■ **TASK DETAILS**
All lines from the beginning of the listing through the line with "-274.771, -274.736, -274.709];" are to be copied word for word; the pictures are not.

■ **DATA SHOWN**
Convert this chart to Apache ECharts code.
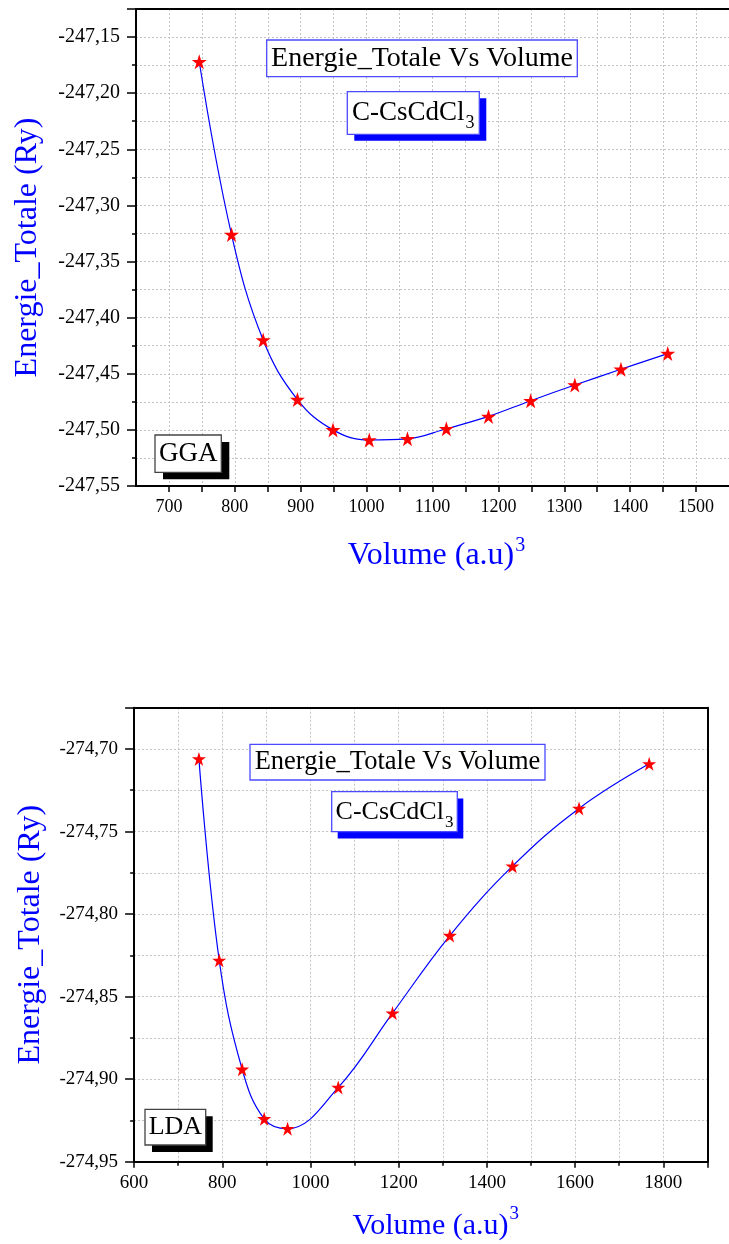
<!DOCTYPE html>
<html>
<head>
<meta charset="utf-8">
<script src="https://cdn.jsdelivr.net/npm/echarts@6/dist/echarts.min.js"></script>
<style>
  html, body { margin: 0; padding: 0; background: #fff; }
  #chart { width: 729px; height: 1244px; }
</style>
</head>
<body>
<div id="chart"></div>
<script>
// ---- Data ----
const ggaVolume = [746, 795, 843, 895, 949, 1004, 1062, 1121, 1185, 1249, 1316, 1386, 1457];
const ggaEnergy = [-247.172, -247.326, -247.420, -247.473, -247.500, -247.509, -247.508, -247.499, -247.488, -247.474, -247.460, -247.446, -247.432];
const ldaVolume = [747, 793, 845, 895, 948, 1063, 1186, 1316, 1458, 1609, 1768];
const ldaEnergy = [-274.706, -274.828, -274.894, -274.924, -274.930, -274.905, -274.860, -274.813, -274.771, -274.736, -274.709];

const titleText = 'Energie_Totale Vs Volume';
const compoundMain = 'C-CsCdCl';
const compoundSub = '3';
const ggaLabel = 'GGA';
const ldaLabel = 'LDA';
const yName = 'Energie_Totale (Ry)';
const xNameMain = 'Volume (a.u)';
const xNameSup = '3';

// ---- Styling helpers ----
const FONT = 'Liberation Serif';
const BLUE = '#0000ff';
const STAR = 'path://M50,0L61.2,34.5L97.6,34.5L68.2,55.9L79.4,90.5L50,69.1L20.6,90.5L31.8,55.9L2.4,34.5L38.8,34.5Z';
const gridLine = { show: true, lineStyle: { color: '#c4c4c4', type: [2, 2], width: 1 } };

function pair(v, u) { return v.map((x, i) => [x, u[i]]); }
function commaFmt(v) { return v.toFixed(2).replace('.', ','); }
function intFmt(v) { return String(Math.round(v)); }

function xNameCfg(size, supSize, padLeft) {
  return {
    name: '{v|' + xNameMain + '}{s|' + xNameSup + '}',
    nameLocation: 'middle',
    nameTextStyle: {
      padding: [0, 0, 0, padLeft],
      rich: {
        v: { fontFamily: FONT, fontSize: size, color: BLUE, lineHeight: 36, verticalAlign: 'bottom' },
        s: { fontFamily: FONT, fontSize: supSize, color: BLUE, lineHeight: 36, verticalAlign: 'top', padding: [0, 0, 0, 1] }
      }
    }
  };
}

function boxGroup(x, y, w, h, borderColor, shadowColor, sdx, sdy, textCfg) {
  const children = [];
  if (shadowColor) {
    children.push({ type: 'rect', shape: { x: x + sdx, y: y + sdy, width: w, height: h }, style: { fill: shadowColor }, z: 100 });
  }
  children.push({ type: 'rect', shape: { x: x, y: y, width: w, height: h }, style: { fill: '#fff', stroke: borderColor, lineWidth: 1.3 }, z: 101 });
  children.push(Object.assign({ type: 'text', x: x + w / 2, y: y + h / 2, z: 102 }, textCfg));
  return children;
}

function plainText(str, size) {
  return { style: { text: str, fontFamily: FONT, fontSize: size, fill: '#000', align: 'center', verticalAlign: 'middle' } };
}
function compoundText(size, subSize) {
  return { style: {
    text: '{m|' + compoundMain + '}{b|' + compoundSub + '}',
    align: 'center', verticalAlign: 'middle',
    rich: {
      m: { fontFamily: FONT, fontSize: size, fill: '#000', lineHeight: 30, verticalAlign: 'middle' },
      b: { fontFamily: FONT, fontSize: subSize, fill: '#000', lineHeight: 30, verticalAlign: 'bottom', padding: [0, 0, -4, 1] }
    }
  } };
}

const chart = echarts.init(document.getElementById('chart'), null, { renderer: 'canvas' });

const option = {
  backgroundColor: '#fff',
  animation: false,
  grid: [
    { left: 136, top: 9, width: 603.5, height: 477 },
    { left: 134.1, top: 707.7, width: 573.3, height: 454 }
  ],
  xAxis: [
    Object.assign({
      gridIndex: 0, type: 'value', min: 650, max: 1550, interval: 50,
      nameGap: 50,
      axisLine: { show: true, onZero: false, lineStyle: { color: '#000', width: 2 } },
      axisTick: { show: true, length: 6, lineStyle: { color: '#000', width: 1.5 } },
      axisLabel: { show: true, margin: 12, fontFamily: FONT, fontSize: 18, color: '#000',
        formatter: v => (Math.round(v) % 100 === 0 ? intFmt(v) : ''),
        showMinLabel: false, showMaxLabel: false },
      splitLine: gridLine
    }, xNameCfg(32, 20, 8)),
    {
      gridIndex: 0, type: 'value', position: 'top', min: 650, max: 1550,
      axisLine: { show: true, onZero: false, lineStyle: { color: '#000', width: 2 } },
      axisTick: { show: false }, axisLabel: { show: false }, splitLine: { show: false }
    },
    Object.assign({
      gridIndex: 1, type: 'value', min: 600, max: 1900, interval: 200,
      nameGap: 43,
      axisLine: { show: true, onZero: false, lineStyle: { color: '#000', width: 2 } },
      axisTick: { show: true, length: 6, lineStyle: { color: '#000', width: 1.5 } },
      minorTick: { show: true, splitNumber: 2, length: 4, lineStyle: { color: '#000', width: 1.5 } },
      axisLabel: { show: true, margin: 12, fontFamily: FONT, fontSize: 19, color: '#000', formatter: intFmt, showMaxLabel: false },
      splitLine: gridLine,
      minorSplitLine: gridLine
    }, xNameCfg(30, 19, 30)),
    {
      gridIndex: 1, type: 'value', position: 'top', min: 600, max: 1900,
      axisLine: { show: true, onZero: false, lineStyle: { color: '#000', width: 2 } },
      axisTick: { show: false }, axisLabel: { show: false }, splitLine: { show: false }
    }
  ],
  yAxis: [
    {
      gridIndex: 0, type: 'value', min: -247.55, max: -247.125, interval: 0.05,
      name: yName, nameLocation: 'middle', nameGap: 92,
      nameTextStyle: { fontFamily: FONT, fontSize: 32, color: BLUE },
      axisLine: { show: true, onZero: false, lineStyle: { color: '#000', width: 2 } },
      axisTick: { show: true, length: 9, lineStyle: { color: '#000', width: 1.5 } },
      minorTick: { show: true, splitNumber: 2, length: 4, lineStyle: { color: '#000', width: 1.5 } },
      axisLabel: { show: true, margin: 16, fontFamily: FONT, fontSize: 20, color: '#000', formatter: commaFmt, showMaxLabel: false },
      splitLine: gridLine,
      minorSplitLine: gridLine
    },
    {
      gridIndex: 1, type: 'value', min: -274.95, max: -274.675, interval: 0.05,
      name: yName, nameLocation: 'middle', nameGap: 88,
      nameTextStyle: { fontFamily: FONT, fontSize: 32, color: BLUE },
      axisLine: { show: true, onZero: false, lineStyle: { color: '#000', width: 2 } },
      axisTick: { show: true, length: 9, lineStyle: { color: '#000', width: 1.5 } },
      minorTick: { show: true, splitNumber: 2, length: 4, lineStyle: { color: '#000', width: 1.5 } },
      axisLabel: { show: true, margin: 16, fontFamily: FONT, fontSize: 19, color: '#000', formatter: commaFmt, showMaxLabel: false },
      splitLine: gridLine,
      minorSplitLine: gridLine
    },
    {
      gridIndex: 1, type: 'value', position: 'right', min: -274.95, max: -274.675,
      axisLine: { show: true, onZero: false, lineStyle: { color: '#000', width: 2 } },
      axisTick: { show: false }, axisLabel: { show: false }, splitLine: { show: false }
    }
  ],
  series: [
    {
      type: 'line', xAxisIndex: 0, yAxisIndex: 0,
      data: pair(ggaVolume, ggaEnergy),
      smooth: 0.4,
      lineStyle: { color: BLUE, width: 1.2 },
      symbol: STAR, symbolSize: 15, showSymbol: true,
      itemStyle: { color: '#ff0000' },
      z: 5
    },
    {
      type: 'line', xAxisIndex: 2, yAxisIndex: 1,
      data: pair(ldaVolume, ldaEnergy),
      smooth: 0.4,
      lineStyle: { color: BLUE, width: 1.2 },
      symbol: STAR, symbolSize: 14, showSymbol: true,
      itemStyle: { color: '#ff0000' },
      z: 5
    }
  ],
  graphic: [].concat(
    boxGroup(266.7, 40, 310.6, 36.7, '#4a4aff', null, 0, 0, plainText(titleText, 28)),
    boxGroup(347.3, 91.7, 132, 42.6, '#4a4aff', BLUE, 7, 6.5, compoundText(27, 18)),
    boxGroup(155, 435, 66.3, 37.3, '#444', '#000', 8, 7, plainText(ggaLabel, 27)),
    boxGroup(250, 744.3, 295, 35.7, '#4a4aff', null, 0, 0, plainText(titleText, 26.5)),
    boxGroup(331.7, 791.7, 125.6, 40, '#4a4aff', BLUE, 6, 6.7, compoundText(26, 17)),
    boxGroup(145, 1109.3, 60.7, 35.7, '#444', '#000', 7, 7, plainText(ldaLabel, 26))
  )
};

chart.setOption(option);
</script>
</body>
</html>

■ **OUTPUT FOR THIS EXERCISE**
Convert this chart to Apache ECharts code.
<!DOCTYPE html>
<html>
<head>
<meta charset="utf-8">
<script src="https://cdn.jsdelivr.net/npm/echarts@6/dist/echarts.min.js"></script>
<style>
  html, body { margin: 0; padding: 0; background: #fff; }
  #chart { width: 729px; height: 1244px; }
</style>
</head>
<body>
<div id="chart"></div>
<script>
// ---- Data ----
const ggaVolume = [746, 795, 843, 895, 949, 1004, 1062, 1121, 1185, 1249, 1316, 1386, 1457];
const ggaEnergy = [-247.172, -247.326, -247.420, -247.473, -247.500, -247.509, -247.508, -247.499, -247.488, -247.474, -247.460, -247.446, -247.432];
const ldaVolume = [747, 793, 845, 895, 948, 1063, 1186, 1316, 1458, 1609, 1768];
const ldaEnergy = [-274.706, -274.828, -274.894, -274.924, -274.930, -274.905, -274.860, -274.813, -274.771, -274.736, -274.709];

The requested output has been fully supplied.